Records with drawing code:
────────────────────────────────────────

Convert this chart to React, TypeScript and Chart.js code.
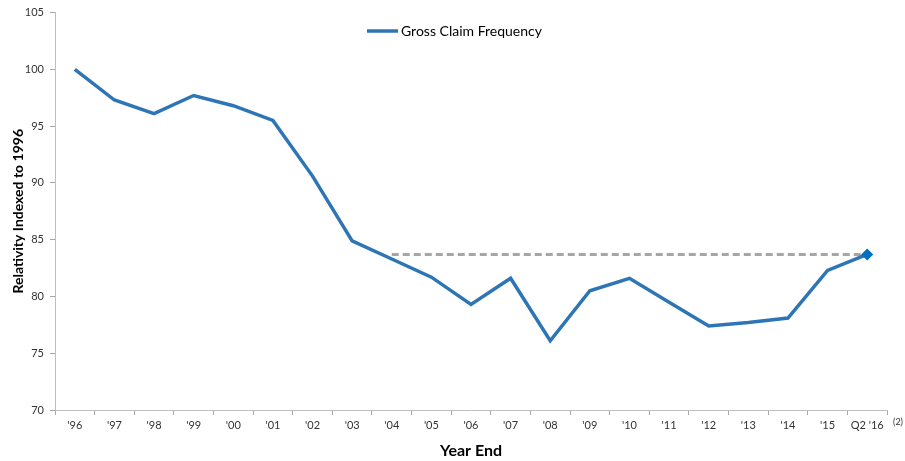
import React, { useEffect, useRef } from "react";
import { Chart, registerables } from "chart.js";

Chart.register(...registerables);

const categories = ["'96", "'97", "'98", "'99", "'00", "'01", "'02", "'03", "'04", "'05", "'06", "'07", "'08", "'09", "'10", "'11", "'12", "'13", "'14", "'15", "Q2 '16"];
const grossClaimFrequency = [100, 97.3, 96.1, 97.7, 96.8, 95.5, 90.6, 84.9, 83.3, 81.7, 79.3, 81.6, 76.1, 80.5, 81.6, 79.5, 77.4, 77.7, 78.1, 82.3, 83.7];
const currentLevel = [null, null, null, null, null, null, null, null, 83.7, 83.7, 83.7, 83.7, 83.7, 83.7, 83.7, 83.7, 83.7, 83.7, 83.7, 83.7, 83.7];
const yTicks = [70, 75, 80, 85, 90, 95, 100, 105];
const legendLabel = "Gross Claim Frequency";
const yTitle = "Relativity Indexed to 1996";
const xTitle = "Year End";
const footnote = "(2)";

const BLUE = "#2E75B6";
const FONT = "Lato, 'DejaVu Sans', sans-serif";

export default function App() {
  const ref = useRef<HTMLCanvasElement | null>(null);
  useEffect(() => {
    if (!ref.current) return;
    const overlay = {
      id: "overlay",
      afterDraw(chart: any) {
        const ctx = chart.ctx;
        ctx.save();
        ctx.strokeStyle = BLUE;
        ctx.lineWidth = 3.5;
        ctx.beginPath();
        ctx.moveTo(367, 31);
        ctx.lineTo(398, 31);
        ctx.stroke();
        ctx.fillStyle = "#000";
        ctx.font = `14px ${FONT}`;
        ctx.textBaseline = "middle";
        ctx.textAlign = "left";
        ctx.fillText(legendLabel, 401, 31);
        ctx.font = `9px ${FONT}`;
        ctx.fillStyle = "#333";
        ctx.fillText(footnote, chart.chartArea.right + 6, 422);
        ctx.restore();
      },
    };
    const chart = new Chart(ref.current, {
      type: "line",
      data: {
        labels: categories,
        datasets: [
          {
            label: legendLabel,
            data: grossClaimFrequency,
            borderColor: BLUE,
            backgroundColor: "#0070C0",
            borderWidth: 3.5,
            tension: 0,
            pointStyle: "rectRot",
            pointRadius: (c: any) => (c.dataIndex === grossClaimFrequency.length - 1 ? 6 : 0),
            pointBorderWidth: 0,
            order: 0,
          },
          {
            label: "level",
            data: currentLevel,
            borderColor: "#A6A6A6",
            borderWidth: 3,
            borderDash: [7, 4],
            pointRadius: 0,
            order: 1,
          },
        ],
      },
      options: {
        animation: false,
        responsive: false,
        layout: { padding: { top: 12, right: 18, left: 0, bottom: 0 }, autoPadding: false },
        plugins: { legend: { display: false }, tooltip: { enabled: false } },
        scales: {
          x: {
            type: "category",
            offset: true,
            grid: { display: true, drawOnChartArea: false, drawTicks: true, tickLength: 5, color: "#A6A6A6", offset: true },
            border: { display: true, color: "#BFBFBF", width: 1 },
            ticks: { color: "#333", font: { family: FONT, size: 11 }, padding: 4, maxRotation: 0, autoSkip: false },
            title: { display: true, text: xTitle, color: "#000", font: { family: FONT, size: 16, weight: "bold" }, padding: { top: 0, bottom: 1 } },
            afterFit: (s: any) => { s.height = 51; },
          },
          y: {
            min: 70,
            max: 105,
            afterBuildTicks: (s: any) => { s.ticks = yTicks.map((v) => ({ value: v })); },
            grid: { display: true, drawOnChartArea: false, drawTicks: true, tickLength: 5, color: "#A6A6A6" },
            border: { display: true, color: "#BFBFBF", width: 1 },
            ticks: { color: "#333", font: { family: FONT, size: 11 }, padding: 6 },
            title: { display: true, text: yTitle, color: "#000", font: { family: FONT, size: 14, weight: "bold" }, padding: { top: 10, bottom: 0 } },
            afterFit: (s: any) => { s.width = 55; },
          },
        },
      },
      plugins: [overlay],
    } as any);
    return () => chart.destroy();
  }, []);
  return (
    <div style={{ position: "fixed", left: 0, top: 0, width: 905, height: 461, background: "#fff" }}>
      <canvas ref={ref} width={905} height={461} style={{ display: "block" }} />
    </div>
  );
}
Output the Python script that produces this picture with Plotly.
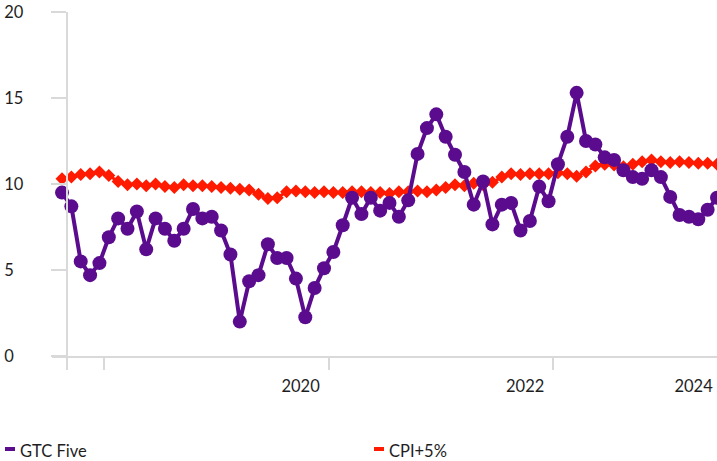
import plotly.graph_objects as go

# ---- data ----
gtc_five = [9.5, 8.7, 5.5, 4.7, 5.4, 6.9, 8.0, 7.4, 8.4, 6.2,
            8.0, 7.4, 6.7, 7.4, 8.55, 8.0, 8.1, 7.3, 5.9, 2.0,
            4.35, 4.7, 6.5, 5.7, 5.7, 4.5, 2.25, 3.95, 5.1, 6.05,
            7.6, 9.2, 8.25, 9.2, 8.45, 8.9, 8.1, 9.05, 11.75, 13.25,
            14.05, 12.75, 11.7, 10.7, 8.8, 10.15, 7.65, 8.8, 8.9, 7.3,
            7.85, 9.85, 9.0, 11.15, 12.75, 15.3, 12.5, 12.3, 11.55, 11.4,
            10.8, 10.4, 10.3, 10.8, 10.4, 9.25, 8.2, 8.1, 7.95, 8.5,
            9.2]
cpi_plus5 = [10.3, 10.4, 10.55, 10.6, 10.7, 10.5, 10.15, 9.95, 10.0, 9.9,
             10.0, 9.85, 9.8, 9.95, 9.9, 9.9, 9.85, 9.8, 9.75, 9.7,
             9.65, 9.4, 9.15, 9.2, 9.55, 9.6, 9.55, 9.5, 9.55, 9.5,
             9.5, 9.55, 9.55, 9.5, 9.5, 9.45, 9.55, 9.55, 9.6, 9.55,
             9.65, 9.8, 9.95, 9.9, 10.05, 9.95, 10.1, 10.4, 10.6, 10.55,
             10.6, 10.6, 10.6, 10.65, 10.6, 10.45, 10.7, 11.05, 11.15, 11.1,
             11.0, 11.15, 11.3, 11.4, 11.3, 11.25, 11.3, 11.25, 11.2, 11.2,
             11.15]
month_index = list(range(len(gtc_five)))

year_labels = ["2020", "2022", "2024"]
year_label_pos = [25.5, 49.5, 67.5]
boundary_ticks = [0.5, 4.5, 28.5, 52.5]
y_tick_vals = [0, 5, 10, 15, 20]
y_tick_text = ["0\u2007", "5\u2007", "10", "15", "20"]

series_names = ["GTC Five", "CPI+5%"]
PURPLE = "#5B0C8E"
RED = "#FF1A00"
AXIS_GREY = "#D9D9D9"
TEXT = "#1E1E1E"
FONT = "Lato"

fig = go.Figure()
fig.add_trace(go.Scatter(
    x=month_index, y=cpi_plus5, name=series_names[1], mode="lines+markers",
    line=dict(color=RED, width=3),
    marker=dict(symbol="diamond", size=10, color=RED),
    cliponaxis=False, showlegend=False))
fig.add_trace(go.Scatter(
    x=month_index, y=gtc_five, name=series_names[0], mode="lines+markers",
    line=dict(color=PURPLE, width=4),
    marker=dict(symbol="circle", size=14, color=PURPLE),
    cliponaxis=False, showlegend=False))

L, R, T, B = 52, 0, 12, 105
W, H = 717, 461
pw = W - L - R
ph = H - T - B
YAXIS_PX = 66.7
x_start = -1.07
x_end = 70


def px_x(p):
    return (p - L) / pw


def px_y(p):
    return (H - B - p) / ph


# legend drawn as text + swatches
legend_items = [(series_names[0], PURPLE, 5, 18), (series_names[1], RED, 374, 387)]
for name, col, sx, tx in legend_items:
    fig.add_shape(type="rect", xref="paper", yref="paper",
                  x0=px_x(sx), x1=px_x(sx + 10), y0=px_y(451), y1=px_y(447),
                  fillcolor=col, line=dict(width=0))
    fig.add_annotation(text=name, xref="paper", yref="paper",
                       x=px_x(tx), y=px_y(451), xanchor="left", yanchor="middle",
                       showarrow=False, font=dict(family=FONT, size=16.5, color=TEXT))

fig.update_layout(
    width=W, height=H,
    margin=dict(l=L, r=R, t=T, b=B),
    paper_bgcolor="white", plot_bgcolor="white",
    font=dict(family=FONT, size=16.5, color=TEXT),
    xaxis=dict(
        range=[x_start, x_end], showgrid=False, zeroline=False,
        showline=True, linecolor=AXIS_GREY, linewidth=2,
        tickmode="array", tickvals=year_label_pos, ticktext=year_labels,
        ticks="", ticklabelstandoff=14,
        minor=dict(tickmode="array", tickvals=boundary_ticks, ticks="outside",
                   ticklen=12, tickwidth=2, tickcolor=AXIS_GREY, showgrid=False),
    ),
    yaxis=dict(
        range=[0, 20], showgrid=False, zeroline=False,
        anchor="free", position=px_x(YAXIS_PX),
        showline=True, linecolor=AXIS_GREY, linewidth=2,
        tickmode="array", tickvals=y_tick_vals, ticktext=y_tick_text,
        ticks="outside", ticklen=15, tickwidth=2, tickcolor=AXIS_GREY,
        ticklabelstandoff=24,
    ),
)

fig.write_html(
    "out.html",
    config={"displayModeBar": False},
    post_script="document.body.style.margin='0';document.body.style.overflow='hidden';",
)
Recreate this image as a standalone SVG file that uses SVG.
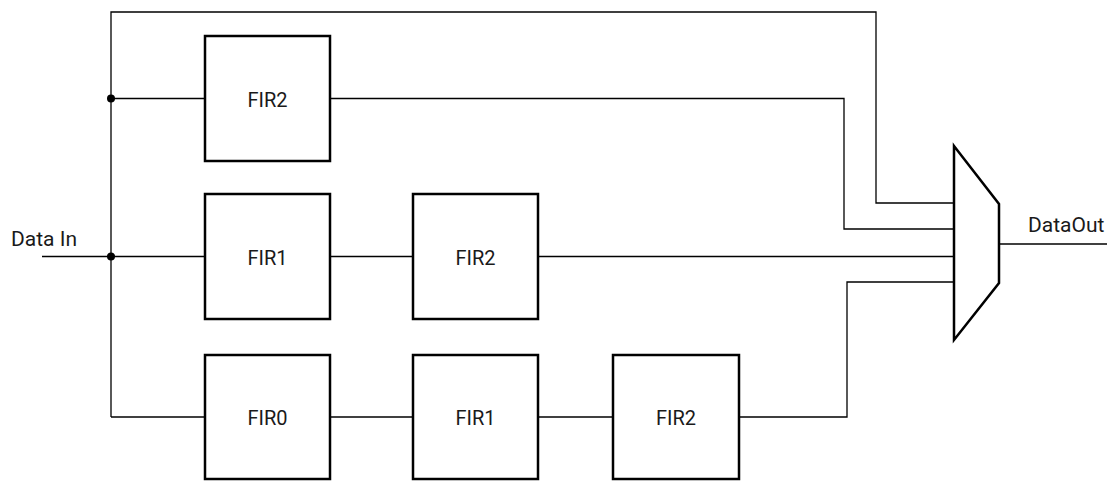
<svg xmlns="http://www.w3.org/2000/svg" width="1107" height="483" viewBox="0 0 1107 483">
<style>
.box{fill:#fff;stroke:#000;stroke-width:2.5}
.wire{fill:none;stroke:#000;stroke-width:1.3}
.lbl{font-family:Roboto,"Liberation Sans",sans-serif;font-size:20px;fill:#1a1a1a}
.io{font-size:21px}
.ctr{text-anchor:middle}
</style>
<rect width="1107" height="483" fill="#fff"/>
<g id="connectors">
<path class="wire" d="M111 417 V12 H876 V203 H954"/>
<path class="wire" d="M111 98.5 H205"/>
<path class="wire" d="M330 98.5 H844 V229 H954"/>
<path class="wire" d="M42 256.5 H205"/>
<path class="wire" d="M330 256.5 H413"/>
<path class="wire" d="M538 256.5 H954"/>
<path class="wire" d="M111 417 H205"/>
<path class="wire" d="M330 417 H413"/>
<path class="wire" d="M538 417 H613"/>
<path class="wire" d="M739 417 H847 V282 H954"/>
<path class="wire" d="M999 244 H1107"/>
<circle cx="111" cy="98.5" r="4" fill="#000"/>
<circle cx="111" cy="256.5" r="4" fill="#000"/>
</g>
<g id="data-in"><text class="lbl io" x="11" y="246">Data In</text></g>
<g id="data-out"><text class="lbl io" x="1028" y="232">DataOut</text></g>
<g id="r1-fir2"><rect class="box" x="205" y="36" width="125" height="125"/><text class="lbl ctr" x="267.5" y="106.5">FIR2</text></g>
<g id="r2-fir1"><rect class="box" x="205" y="194" width="125" height="125"/><text class="lbl ctr" x="267.5" y="264.5">FIR1</text></g>
<g id="r2-fir2"><rect class="box" x="413" y="194" width="125" height="125"/><text class="lbl ctr" x="475.5" y="264.5">FIR2</text></g>
<g id="r3-fir0"><rect class="box" x="205" y="355" width="125" height="124"/><text class="lbl ctr" x="267.5" y="425">FIR0</text></g>
<g id="r3-fir1"><rect class="box" x="413" y="355" width="125" height="124"/><text class="lbl ctr" x="475.5" y="425">FIR1</text></g>
<g id="r3-fir2"><rect class="box" x="613" y="355" width="126" height="124"/><text class="lbl ctr" x="676" y="425">FIR2</text></g>
<g id="mux"><polygon class="box" points="954,146 999,204 999,283 954,340"/></g>
</svg>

────────────────────────────────────────

Problem: Within the listing above, copy each line that has the string "this".

Answer to the problem:
Convert this chart to React, TypeScript and Chart.js code.
Output the Python script that produces this picture with Plotly.
Recreate this image as a standalone SVG file that uses SVG.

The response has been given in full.